Spacing out production tubing and landing the tubing hanger in subsea completions is particularly challenging in wells with extreme well depths or in highly deviated well bores, as rig heave can significantly challenge space-out operations. Another problem also can occur when attempting to enter the casing at the subsea blowout preventer (BOP) in deep water, since the subsea currents can initiate a bending motion to the riser, causing the bottom of the completion to enter the subsea blowout preventer (BOP) at an angle. If the angle is too high, set-down weight or compression must be applied to push the completion through, placing shearable travel joints at risk of prematurely shearing. Even after pushing the travel joint through the subsea BOP, the completion design must manage friction induced by well deviations or ‘S’ curve well bores. Also, the travel joint must remain rigid enough to land seals into production packers at the formation. Often, these challenging scenarios with high angles can be further complicated by limited available slack-off weight. This paper will discuss how the development of new travel-joint designs were capable of resolving challenges such as those mentioned above that were encountered on the the first deepwater subsea development for an operator in Malaysia. This was also the first entirely deepwater subsea development in Malaysia, and at the time of the commencement of its development, an average production of 135,000 barrels per day of hydrocarbon was expected from the project.

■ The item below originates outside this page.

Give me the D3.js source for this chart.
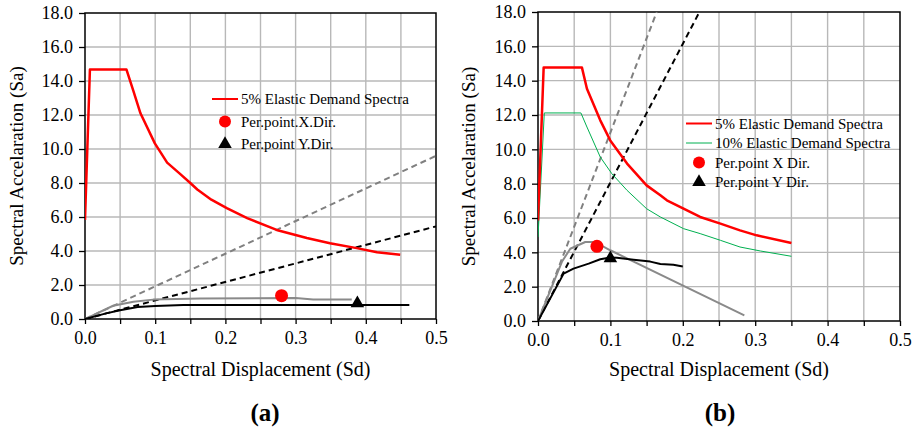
<!DOCTYPE html>
<html>
<head>
<meta charset="utf-8">
<script src="https://cdn.jsdelivr.net/npm/d3@7"></script>
<style>
  html, body { margin: 0; padding: 0; background: #fff; }
  svg { display: block; }
</style>
</head>
<body>
<svg id="chart" width="917" height="429" font-family="Liberation Serif"></svg>
<script>
const FONT = "Liberation Serif";

// ---- axis ticks ----
const xTicks = [0, 0.1, 0.2, 0.3, 0.4, 0.5];
const xGrid = [0.05, 0.1, 0.15, 0.2, 0.25, 0.3, 0.35, 0.4, 0.45];
const yTicks = [0, 2, 4, 6, 8, 10, 12, 14, 16, 18];

// ---- panel (a) ----
const demandA5 = [[0,5.83],[0.007,14.68],[0.059,14.68],[0.069,13.4],[0.079,12.1],[0.0995,10.33],
  [0.117,9.2],[0.135,8.55],[0.150,8.0],[0.160,7.62],[0.180,7.02],[0.202,6.52],[0.231,5.93],
  [0.273,5.24],[0.316,4.76],[0.349,4.46],[0.387,4.17],[0.416,3.93],[0.449,3.78]];
const capacityAX = [[0,0],[0.04,0.78],[0.069,1.02],[0.097,1.14],[0.164,1.21],[0.3,1.23],[0.325,1.15],[0.38,1.15]];
const capacityAY = [[0,0],[0.03,0.33],[0.05,0.52],[0.075,0.7],[0.1,0.76],[0.14,0.83],[0.462,0.83]];
const periodA1 = [[0,0],[0.5,9.6]];
const periodA2 = [[0,0],[0.5,5.45]];
const perfAX = [0.28, 1.37];
const perfAY = [0.388, 0.92];

// ---- panel (b) ----
const demandB5 = [[0,5.86],[0.0078,14.76],[0.0607,14.76],[0.0676,13.53],[0.086,11.69],[0.0998,10.52],
  [0.123,9.17],[0.150,7.9],[0.169,7.32],[0.178,7.03],[0.201,6.54],[0.224,6.06],[0.252,5.67],
  [0.279,5.28],[0.302,4.99],[0.350,4.54]];
const demandB10 = [[0,4.89],[0.0087,12.12],[0.0593,12.12],[0.0676,11.3],[0.086,9.55],[0.102,8.58],
  [0.123,7.61],[0.150,6.54],[0.169,6.06],[0.201,5.38],[0.224,5.09],[0.252,4.70],[0.279,4.31],
  [0.307,4.08],[0.350,3.77]];
const capacityBX = [[0,0],[0.033,3.45],[0.0446,4.21],[0.0653,4.6],[0.079,4.6],[0.0998,4.12],[0.285,0.33]];
const capacityBY = [[0,0],[0.0354,2.76],[0.049,3.05],[0.070,3.34],[0.086,3.6],[0.0998,3.7],[0.109,3.69],
  [0.132,3.57],[0.155,3.46],[0.169,3.32],[0.187,3.28],[0.2,3.18]];
const periodB1 = [[0,0],[0.164,18]];
const periodB2 = [[0,0],[0.223,18]];
const perfBX = [0.0814, 4.35];
const perfBY = [0.1, 3.65];

const legendA = ["5% Elastic Demand Spectra", "Per.point.X.Dir.", "Per.point Y.Dir."];
const legendB = ["5% Elastic Demand Spectra", "10% Elastic Demand Spectra", "Per.point X Dir.", "Per.point Y Dir."];

const svg = d3.select("#chart");

function panel(cfg) {
  const x = d3.scaleLinear().domain([0, 0.5]).range([cfg.x0, cfg.x1]);
  const y = d3.scaleLinear().domain([0, 18]).range([cfg.y0, cfg.y1]);
  const g = svg.append("g").attr("font-family", FONT);
  const clipId = "clip-" + cfg.id;
  svg.append("clipPath").attr("id", clipId).append("rect")
    .attr("x", cfg.x0).attr("y", cfg.y1).attr("width", cfg.x1 - cfg.x0).attr("height", cfg.y0 - cfg.y1);

  // grid
  g.selectAll(".vg").data(xGrid).join("line")
    .attr("x1", d => x(d)).attr("x2", d => x(d)).attr("y1", cfg.y0).attr("y2", cfg.y1)
    .attr("stroke", "#b8b8b8").attr("stroke-width", 1.4);
  g.selectAll(".hg").data(yTicks.slice(1, -1)).join("line")
    .attr("y1", d => y(d)).attr("y2", d => y(d)).attr("x1", cfg.x0).attr("x2", cfg.x1)
    .attr("stroke", "#b8b8b8").attr("stroke-width", 1.4);

  // axes
  const xAxis = d3.axisBottom(x).tickValues(d3.range(0, 0.501, 0.05)).tickSize(5).tickFormat(d => {
    const r = Math.round(d * 100) / 100;
    return xTicks.some(t => Math.abs(t - r) < 1e-6) ? r.toFixed(1) : "";
  });
  const yAxis = d3.axisLeft(y).tickValues(yTicks).tickSize(6).tickFormat(d => d.toFixed(1));
  const gx = g.append("g").attr("transform", `translate(0,${cfg.y0})`).call(xAxis);
  const gy = g.append("g").attr("transform", `translate(${cfg.x0},0)`).call(yAxis);
  [gx, gy].forEach(a => {
    a.attr("font-family", FONT).attr("font-size", 18);
    a.select(".domain").remove();
    a.selectAll(".tick line").attr("stroke", "#000").attr("stroke-width", 1.3);
    a.selectAll("text").attr("font-family", FONT).attr("font-size", 18).attr("fill", "#000");
  });
  gx.selectAll("text").attr("dy", "0.95em").attr("y", 8);
  gy.selectAll("text").attr("x", -12);

  // frame
  g.append("rect").attr("x", cfg.x0).attr("y", cfg.y1)
    .attr("width", cfg.x1 - cfg.x0).attr("height", cfg.y0 - cfg.y1)
    .attr("fill", "none").attr("stroke", "#000").attr("stroke-width", 1.5);

  const line = d3.line().x(d => x(d[0])).y(d => y(d[1]));
  const plot = g.append("g").attr("clip-path", `url(#${clipId})`);
  cfg.series.forEach(s => {
    plot.append("path").datum(s.data).attr("d", line)
      .attr("fill", "none").attr("stroke", s.color).attr("stroke-width", s.width)
      .attr("stroke-dasharray", s.dash || null).attr("stroke-linejoin", "round");
  });

  // performance points
  g.append("circle").attr("cx", x(cfg.px[0])).attr("cy", y(cfg.px[1])).attr("r", 6.5).attr("fill", "#ff0000");
  const tri = d3.symbol().type(d3.symbolTriangle).size(80);
  g.append("path").attr("d", tri).attr("transform", `translate(${x(cfg.py[0])},${y(cfg.py[1])})`).attr("fill", "#000");

  // legend
  const lg = g.append("g").attr("transform", `translate(${cfg.lx},${cfg.ly})`);
  cfg.legend.forEach((item, i) => {
    const yy = i * cfg.lstep;
    if (item.type === "line") {
      lg.append("line").attr("x1", 0).attr("x2", 26).attr("y1", yy).attr("y2", yy)
        .attr("stroke", item.color).attr("stroke-width", item.width);
    } else if (item.type === "circle") {
      lg.append("circle").attr("cx", 13).attr("cy", yy).attr("r", 6).attr("fill", "#ff0000");
    } else {
      lg.append("path").attr("d", tri).attr("transform", `translate(13,${yy})`).attr("fill", "#000");
    }
    lg.append("text").attr("x", 29).attr("y", yy).attr("dy", "0.35em")
      .attr("font-family", FONT).attr("font-size", 15).text(item.label);
  });

  // titles
  g.append("text").attr("x", (cfg.x0 + cfg.x1) / 2).attr("y", 376).attr("text-anchor", "middle")
    .attr("font-family", FONT).attr("font-size", 20).text("Spectral Displacement  (Sd)");
  g.append("text").attr("transform", `translate(${cfg.tyx},${(cfg.y0 + cfg.y1) / 2}) rotate(-90)`)
    .attr("text-anchor", "middle").attr("dy", "0.35em")
    .attr("font-family", FONT).attr("font-size", 19).text("Spectral Accelaration (Sa)");
  g.append("text").attr("x", cfg.labx).attr("y", 421).attr("text-anchor", "middle")
    .attr("font-family", FONT).attr("font-size", 25).attr("font-weight", "bold").text(cfg.label);
}

panel({
  id: "a", x0: 85, x1: 436, y0: 319, y1: 13, tyx: 16, labx: 265, label: "(a)",
  series: [
    { data: periodA1, color: "#808080", width: 2, dash: "6,4" },
    { data: periodA2, color: "#000", width: 2, dash: "6,4" },
    { data: capacityAX, color: "#8a8a8a", width: 2 },
    { data: capacityAY, color: "#000", width: 2 },
    { data: demandA5, color: "#ff0000", width: 2.5 }
  ],
  px: perfAX, py: perfAY,
  lx: 212, ly: 99, lstep: 22.5,
  legend: [
    { type: "line", color: "#ff0000", width: 2, label: legendA[0] },
    { type: "circle", label: legendA[1] },
    { type: "tri", label: legendA[2] }
  ]
});

panel({
  id: "b", x0: 538, x1: 900, y0: 321, y1: 12, tyx: 468, labx: 720, label: "(b)",
  series: [
    { data: periodB1, color: "#808080", width: 2, dash: "6,4" },
    { data: periodB2, color: "#000", width: 2, dash: "6,4" },
    { data: demandB10, color: "#00b050", width: 1 },
    { data: capacityBX, color: "#8a8a8a", width: 2 },
    { data: capacityBY, color: "#000", width: 2 },
    { data: demandB5, color: "#ff0000", width: 2.5 }
  ],
  px: perfBX, py: perfBY,
  lx: 686, ly: 123.5, lstep: 19.5,
  legend: [
    { type: "line", color: "#ff0000", width: 2, label: legendB[0] },
    { type: "line", color: "#00b050", width: 1, label: legendB[1] },
    { type: "circle", label: legendB[2] },
    { type: "tri", label: legendB[3] }
  ]
});
</script>
</body>
</html>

To address the completion obstacles discussed above, a service/engineering company developed a long, space-out travel joint (LSOTJ) designed to telescope downward in response to a timed application of a compressive load rather than a shearing event as in standard designs. The LSOTJ slowly scopes downward during lowering of the production tubing until the hanger is landed. Equipment development was comprised of two versions of the long space-out travel joint; one version is a non-continuous sealing (NCS-LSOTJ) version, and the other is a continuous sealing (CS-LSOTJ) version

This paper will discuss the design and development of the two LSOTJ versions, and the first usage of the continuous sealing version in Malaysia, which was also its first usage world-wide.